Thanks for the tip. I'll have to give that a try and see if it helps. I'm not sure though since the problem for me seems to be more about the build time.
It seems if I make any small change to the source code between unit test runs it may be building everything from scratch or triggers some code path in the compiler that is really slow. Maybe switching the scheme to the main app briefly in between runs also is required to reproduce (which is something I do often).
By "switching the scheme" I really meant running the main app briefly in between unit test runs.
Seems to be the thing. If I run unit tests, they finish, then run the main app, building the main app is very slow.
If I run the main app, stop it, then run unit tests building is very slow.
Modifying the source code doesn't even seem to be required.
@ObjC4Life Yeah, I think I’ve seen that when I had my main app compiled using the Debug configuration and my tests compiled using the Test configuration, but both using the same scheme. You would think it would keep the intermediate build results separate (since there seem to be separate folders), but switching Build vs. Test would sometimes make it start from scratch. So I would use the Test config for the app, too, and then it would reuse the intermediate results.
Besides the slow build times I just noticed Xcode is regularly taking up over 20 GB of ram. I'm not even building anything right now. Just left a project window open. My Mac only has 16 GB of Ram so it's swapping.
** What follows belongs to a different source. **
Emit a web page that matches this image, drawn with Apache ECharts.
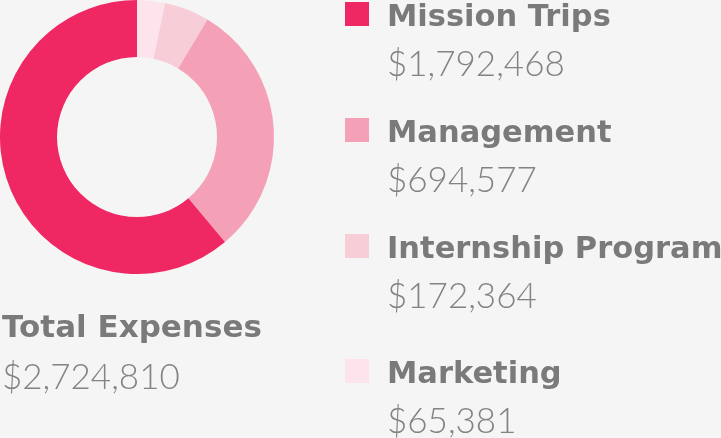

Not sure if this is a "new thing" but it seems like a new one to me. I ended up stumbling across this because one of my apps uses a few NSCache objects. With Xcode feasting on my system's memory the caches were evicting objects immediately after they were inserted and I was thrashing (which was my bad) because after loading the objects I put in the cache in the background I called a delegate method on the main thread, which queried the cache but the object was already evicted. So on the bright side, Xcode's decline helped me find a bug I probably would have never discovered otherwise because no other app I use pigs out on memory like that.